- **Data excerpt**:

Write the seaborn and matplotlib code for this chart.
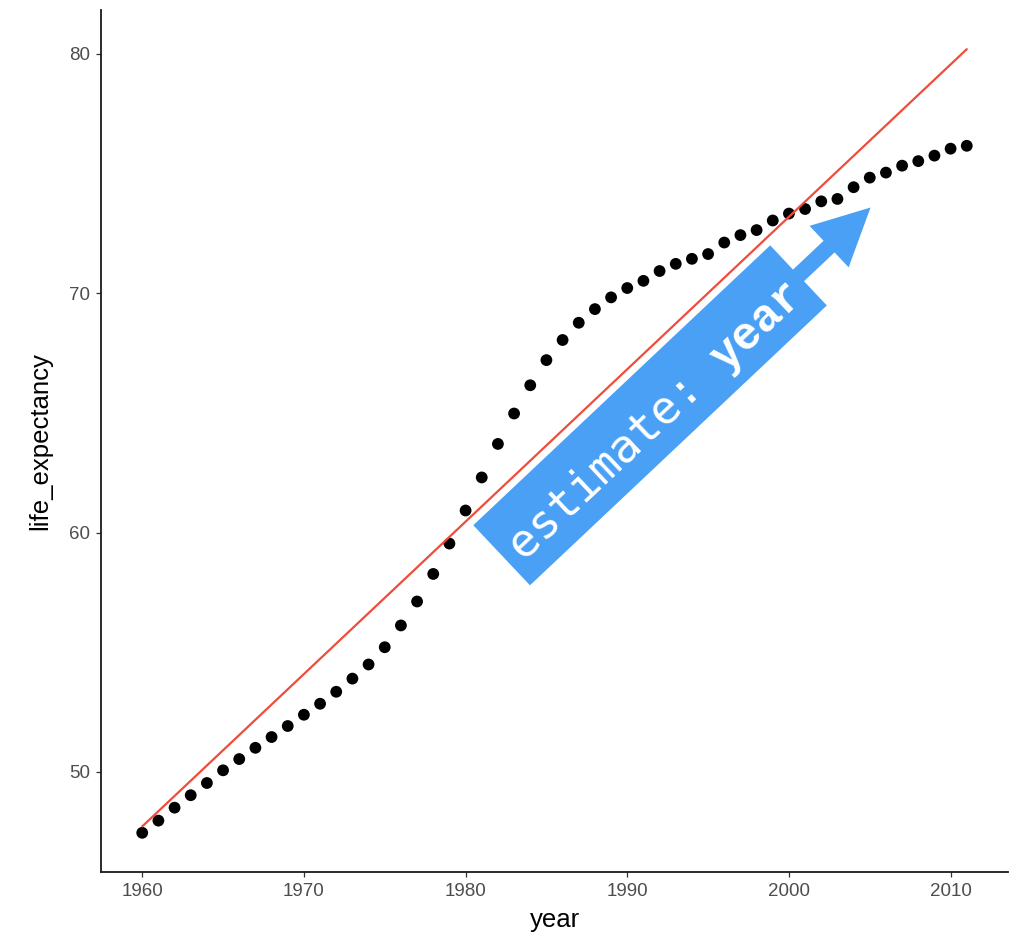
import numpy as np
import pandas as pd
import matplotlib
matplotlib.use("Agg")
import matplotlib.pyplot as plt
import matplotlib.transforms as mtransforms
from matplotlib.patches import Polygon
import seaborn as sns

# Life expectancy by year
years = list(range(1960, 2012))
life_expectancy = [
    47.46, 47.97, 48.51, 49.03, 49.54, 50.07, 50.54, 51.01, 51.46, 51.92,
    52.39, 52.85, 53.35, 53.90, 54.49, 55.21, 56.12, 57.12, 58.27, 59.54,
    60.92, 62.30, 63.70, 64.97, 66.15, 67.20, 68.04, 68.76, 69.33, 69.82,
    70.21, 70.51, 70.92, 71.22, 71.43, 71.63, 72.11, 72.42, 72.63, 73.03,
    73.32, 73.51, 73.83, 73.93, 74.42, 74.82, 75.03, 75.32, 75.51, 75.74,
    76.03, 76.15,
]
x_ticks = [1960, 1970, 1980, 1990, 2000, 2010]
y_ticks = [50, 60, 70, 80]
label_plain = "estimate: "
label_bold = "year"

df = pd.DataFrame({"year": years, "life_expectancy": life_expectancy})

sns.set_style("ticks")
plt.rcParams["font.family"] = ["Liberation Sans", "DejaVu Sans"]

DPI = 100
fig = plt.figure(figsize=(10.15, 9.39), dpi=DPI)
ax = fig.add_axes([101 / 1015, 1 - 872 / 939, (1008 - 101) / 1015, (872 - 10) / 939])

line_color = "#EE4D3B"
arrow_color = "#49A0F5"

sns.regplot(
    data=df, x="year", y="life_expectancy", ax=ax, ci=None, truncate=True,
    scatter_kws=dict(s=72, color="black", edgecolor="none", alpha=1, zorder=2),
    line_kws=dict(color=line_color, lw=1.6, zorder=3),
)

# axis ranges with 5% padding around data and fitted line
slope, intercept = np.polyfit(df["year"], df["life_expectancy"], 1)
fit_ends = slope * np.array([years[0], years[-1]]) + intercept
xmin, xmax = years[0], years[-1]
ymin = min(min(life_expectancy), fit_ends.min())
ymax = max(max(life_expectancy), fit_ends.max())
xpad = 0.05 * (xmax - xmin)
ypad = 0.05 * (ymax - ymin)
ax.set_xlim(xmin - xpad, xmax + xpad)
ax.set_ylim(ymin - ypad, ymax + ypad)
ax.set_xticks(x_ticks)
ax.set_yticks(y_ticks)

sns.despine(ax=ax)
for side in ("left", "bottom"):
    ax.spines[side].set_linewidth(1.3)
    ax.spines[side].set_color("#1A1A1A")
ax.tick_params(axis="both", direction="out", length=3.8, width=0.9,
               color="#333333", labelcolor="#4D4D4D", labelsize=13.5, pad=4)
ax.set_xlabel("year", fontsize=18.5, color="black", labelpad=6)
ax.set_ylabel("life_expectancy", fontsize=18.5, color="black", labelpad=12)

# label arrow running parallel to the fitted line
p0 = ax.transData.transform((years[0], fit_ends[0]))
p1 = ax.transData.transform((years[-1], fit_ends[1]))
theta = np.degrees(np.arctan2(p1[1] - p0[1], p1[0] - p0[0]))
anchor = (1982.23, 59.05)
local = mtransforms.Affine2D().rotate_deg(theta) + \
    mtransforms.ScaledTranslation(anchor[0], anchor[1], ax.transData)

box_len, box_half = 408, 41.3
shaft_end, shaft_half = 450, 8
head_half, tip = 28.5, 507
outline = [
    (0, -box_half), (box_len, -box_half), (box_len, -shaft_half),
    (shaft_end, -shaft_half), (shaft_end, -head_half), (tip, 0),
    (shaft_end, head_half), (shaft_end, shaft_half), (box_len, shaft_half),
    (box_len, box_half), (0, box_half),
]
ax.add_patch(Polygon(outline, closed=True, transform=local, facecolor=arrow_color,
                     edgecolor="none", clip_on=False, zorder=4))

fs = 33
advance = 0.602 * fs * DPI / 72
text_u, text_w = 12, -20
ax.text(text_u, text_w, label_plain, transform=local, rotation=theta,
        rotation_mode="anchor", ha="left", va="baseline", fontsize=fs,
        family=["DejaVu Sans Mono"], color="white", zorder=5)
ax.text(text_u + len(label_plain) * advance, text_w, label_bold, transform=local,
        rotation=theta, rotation_mode="anchor", ha="left", va="baseline",
        fontsize=fs, family=["Liberation Mono", "DejaVu Sans Mono"],
        fontweight="bold", color="white", zorder=5)

fig.savefig("out.png", dpi=DPI, facecolor="white")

- **Your task**: Return the listing above unchanged, apart from dropping its pictures.

- **Written response**:
Write the seaborn and matplotlib code for this chart.
import numpy as np
import pandas as pd
import matplotlib
matplotlib.use("Agg")
import matplotlib.pyplot as plt
import matplotlib.transforms as mtransforms
from matplotlib.patches import Polygon
import seaborn as sns

# Life expectancy by year
years = list(range(1960, 2012))
life_expectancy = [
    47.46, 47.97, 48.51, 49.03, 49.54, 50.07, 50.54, 51.01, 51.46, 51.92,
    52.39, 52.85, 53.35, 53.90, 54.49, 55.21, 56.12, 57.12, 58.27, 59.54,
    60.92, 62.30, 63.70, 64.97, 66.15, 67.20, 68.04, 68.76, 69.33, 69.82,
    70.21, 70.51, 70.92, 71.22, 71.43, 71.63, 72.11, 72.42, 72.63, 73.03,
    73.32, 73.51, 73.83, 73.93, 74.42, 74.82, 75.03, 75.32, 75.51, 75.74,
    76.03, 76.15,
]
x_ticks = [1960, 1970, 1980, 1990, 2000, 2010]
y_ticks = [50, 60, 70, 80]
label_plain = "estimate: "
label_bold = "year"

df = pd.DataFrame({"year": years, "life_expectancy": life_expectancy})

sns.set_style("ticks")
plt.rcParams["font.family"] = ["Liberation Sans", "DejaVu Sans"]

DPI = 100
fig = plt.figure(figsize=(10.15, 9.39), dpi=DPI)
ax = fig.add_axes([101 / 1015, 1 - 872 / 939, (1008 - 101) / 1015, (872 - 10) / 939])

line_color = "#EE4D3B"
arrow_color = "#49A0F5"

sns.regplot(
    data=df, x="year", y="life_expectancy", ax=ax, ci=None, truncate=True,
    scatter_kws=dict(s=72, color="black", edgecolor="none", alpha=1, zorder=2),
    line_kws=dict(color=line_color, lw=1.6, zorder=3),
)

# axis ranges with 5% padding around data and fitted line
slope, intercept = np.polyfit(df["year"], df["life_expectancy"], 1)
fit_ends = slope * np.array([years[0], years[-1]]) + intercept
xmin, xmax = years[0], years[-1]
ymin = min(min(life_expectancy), fit_ends.min())
ymax = max(max(life_expectancy), fit_ends.max())
xpad = 0.05 * (xmax - xmin)
ypad = 0.05 * (ymax - ymin)
ax.set_xlim(xmin - xpad, xmax + xpad)
ax.set_ylim(ymin - ypad, ymax + ypad)
ax.set_xticks(x_ticks)
ax.set_yticks(y_ticks)

sns.despine(ax=ax)
for side in ("left", "bottom"):
    ax.spines[side].set_linewidth(1.3)
    ax.spines[side].set_color("#1A1A1A")
ax.tick_params(axis="both", direction="out", length=3.8, width=0.9,
               color="#333333", labelcolor="#4D4D4D", labelsize=13.5, pad=4)
ax.set_xlabel("year", fontsize=18.5, color="black", labelpad=6)
ax.set_ylabel("life_expectancy", fontsize=18.5, color="black", labelpad=12)

# label arrow running parallel to the fitted line
p0 = ax.transData.transform((years[0], fit_ends[0]))
p1 = ax.transData.transform((years[-1], fit_ends[1]))
theta = np.degrees(np.arctan2(p1[1] - p0[1], p1[0] - p0[0]))
anchor = (1982.23, 59.05)
local = mtransforms.Affine2D().rotate_deg(theta) + \
    mtransforms.ScaledTranslation(anchor[0], anchor[1], ax.transData)

box_len, box_half = 408, 41.3
shaft_end, shaft_half = 450, 8
head_half, tip = 28.5, 507
outline = [
    (0, -box_half), (box_len, -box_half), (box_len, -shaft_half),
    (shaft_end, -shaft_half), (shaft_end, -head_half), (tip, 0),
    (shaft_end, head_half), (shaft_end, shaft_half), (box_len, shaft_half),
    (box_len, box_half), (0, box_half),
]
ax.add_patch(Polygon(outline, closed=True, transform=local, facecolor=arrow_color,
                     edgecolor="none", clip_on=False, zorder=4))

fs = 33
advance = 0.602 * fs * DPI / 72
text_u, text_w = 12, -20
ax.text(text_u, text_w, label_plain, transform=local, rotation=theta,
        rotation_mode="anchor", ha="left", va="baseline", fontsize=fs,
        family=["DejaVu Sans Mono"], color="white", zorder=5)
ax.text(text_u + len(label_plain) * advance, text_w, label_bold, transform=local,
        rotation=theta, rotation_mode="anchor", ha="left", va="baseline",
        fontsize=fs, family=["Liberation Mono", "DejaVu Sans Mono"],
        fontweight="bold", color="white", zorder=5)

fig.savefig("out.png", dpi=DPI, facecolor="white")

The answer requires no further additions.